But then you can't return anything if the refill fails, even if there 
would be enough in the ring (or ring+cache combined). Unless you retry 
with just n.
__rte_ring_mc_do_dequeue is inlined, as far as I see the overhead of 
calling twice is:
- check the number of entries in the ring, and atomic cmpset of 
cons.head again. This can loop if an other dequeue preceded us while 
doing that subtraction, but as that's a very short interval, I think 
it's not very likely
- an extra rte_compiler_barrier()
- wait for preceding dequeues to finish, and set cons.tail to the new 
value. I think this can happen often when 'n' has a big variation, so 
the previous dequeue can be easily much bigger
- statistics update

I guess if there is no contention on the ring the extra memcpy outweighs 
these easily. And my gut feeling says that contention around the two 
while loop should not be high unless, but I don't have hard facts.
An another argument for doing two dequeue because we can do burst 
dequeue for the cache refill, which is better than only accepting the 
full amount.

How about the following?
If the cache can't satisfy the request, we do a dequeue from the ring to 
the cache for n + cache_size, but with rte_ring_mc_dequeue_burst. So it 
takes as many as it can, but doesn't fail if it can't take the whole.
Then we copy from cache to obj_table, if there is enough.
It makes sure we utilize as much as possible, with one ring dequeue.

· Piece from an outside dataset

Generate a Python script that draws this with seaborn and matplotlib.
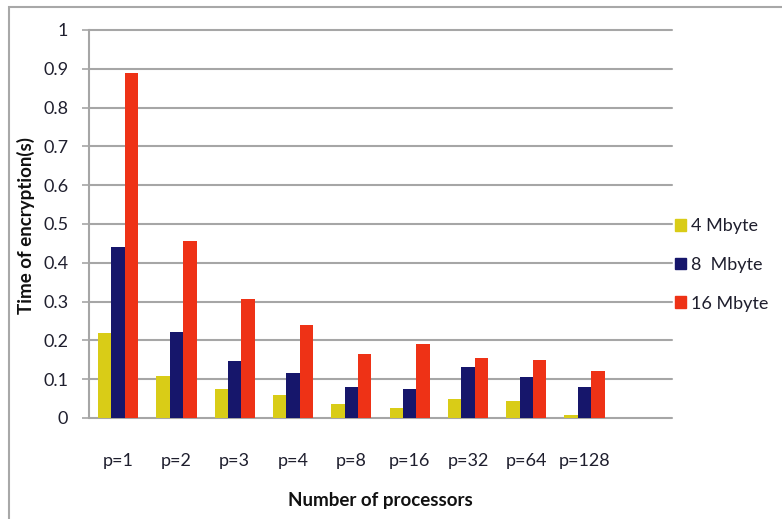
import matplotlib
matplotlib.use("Agg")
import matplotlib.pyplot as plt
import matplotlib.patches as mpatches
import seaborn as sns
import pandas as pd

# Encryption time (seconds) per number of processors and file size
processors = ["p=1", "p=2", "p=3", "p=4", "p=8", "p=16", "p=32", "p=64", "p=128"]
sizes = ["4 Mbyte", "8  Mbyte", "16 Mbyte"]
time_4mb = [0.22, 0.107, 0.076, 0.058, 0.035, 0.027, 0.050, 0.044, 0.009]
time_8mb = [0.44, 0.222, 0.147, 0.116, 0.081, 0.075, 0.132, 0.106, 0.080]
time_16mb = [0.89, 0.457, 0.306, 0.240, 0.164, 0.190, 0.155, 0.150, 0.120]
y_ticks = [0, 0.1, 0.2, 0.3, 0.4, 0.5, 0.6, 0.7, 0.8, 0.9, 1]
y_tick_labels = ["0", "0.1", "0.2", "0.3", "0.4", "0.5", "0.6", "0.7", "0.8", "0.9", "1"]
palette = ["#D9CC17", "#16166B", "#EE3216"]

df = pd.DataFrame({
    "Processors": processors * 3,
    "Size": [sizes[0]] * 9 + [sizes[1]] * 9 + [sizes[2]] * 9,
    "Time": time_4mb + time_8mb + time_16mb,
})

sns.set_style("white")
plt.rcParams["font.family"] = ["Lato", "DejaVu Sans"]

W, H = 782, 519
fig = plt.figure(figsize=(W / 100, H / 100), dpi=100)
ax = fig.add_axes([89 / W, 1 - 418 / H, (672 - 89) / W, (418 - 30) / H])

sns.barplot(data=df, x="Processors", y="Time", hue="Size", hue_order=sizes,
            order=processors, palette=palette, width=0.69, gap=0,
            linewidth=0, saturation=1, errorbar=None, ax=ax)

# leave room for one more (empty) category slot on the right
ax.set_xlim(-0.5, 9.5)
ax.set_ylim(0, 1)
ax.set_yticks(y_ticks)
ax.set_yticklabels(y_tick_labels)

grid_color = "#A6A6A6"
ax.yaxis.grid(True, color=grid_color, linewidth=1.5)
for gl in ax.get_ygridlines():
    gl.set_clip_on(False)
ax.set_axisbelow(True)
for side in ["top", "right", "bottom"]:
    ax.spines[side].set_visible(False)
ax.spines["left"].set_color(grid_color)
ax.spines["left"].set_linewidth(1.5)

ax.tick_params(axis="y", length=5, width=1.2, color=grid_color, pad=10,
               labelsize=13, labelcolor="#1f1f2e", direction="out", left=True)
ax.tick_params(axis="x", length=0, pad=25, labelsize=13, labelcolor="#1f1f2e")

ax.set_xlabel("Number of processors", fontsize=13.5, fontweight="bold", color="#111111")
ax.xaxis.set_label_coords(0.5, -0.19)
ax.set_ylabel("Time of encryption(s)", fontsize=13.5, fontweight="bold", color="#111111")
ax.yaxis.set_label_coords((35 - 89) / (672 - 89), (418 - 226) / (418 - 30))

ax.get_legend().remove()
handles = [mpatches.Patch(color=c, label=s) for c, s in zip(palette, sizes)]
fig.legend(handles=handles, loc="center left", bbox_to_anchor=(675 / W, 1 - 265 / H),
           frameon=False, fontsize=13, handlelength=0.6, handleheight=0.6,
           handletextpad=0.3, labelspacing=1.25, borderpad=0, borderaxespad=0,
           labelcolor="#1f1f2e")

# outer chart frame
fig.add_artist(mpatches.Rectangle((9 / W, -0.1), 1.2, 1 - 7 / H + 0.1,
                                  transform=fig.transFigure, fill=False,
                                  edgecolor="#A8A8A8", linewidth=1.5))

fig.savefig("out.png", dpi=100)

> Especially when same pool is shared between multiple threads.
> For example when thread is doing RX only (no TX).
>
>
>> +	/* If previous dequeue was OK and we have less than n, start refill */
>> +	if (ret == 0 && cache_size > 0 && cache->len < n) {
>> +		uint32_t req = cache_size - cache->len;
>
>
> It could be that n > cache_size.
> For that case, there probably no point to refill the cache, as you took entrires from the ring
> and cache was intact.

Yes, it makes sense to add.
>
> Konstantin
>
>> +
>> +		cache_objs = cache->objs;
>> +		ret = rte_ring_mc_dequeue_bulk(mp->ring,
>> +					       &cache->objs[cache->len],
>> +					       req);
>> +		if (likely(ret == 0))
>> +			cache->len += req;
>> +		else
>> +			/* Don't spoil the return value */
>> +			ret = 0;
>> +	}
>> +#endif /* RTE_MEMPOOL_CACHE_MAX_SIZE > 0 */
>> +
>>   	return ret;
>>   }
>>
>> --
>> 1.9.1
>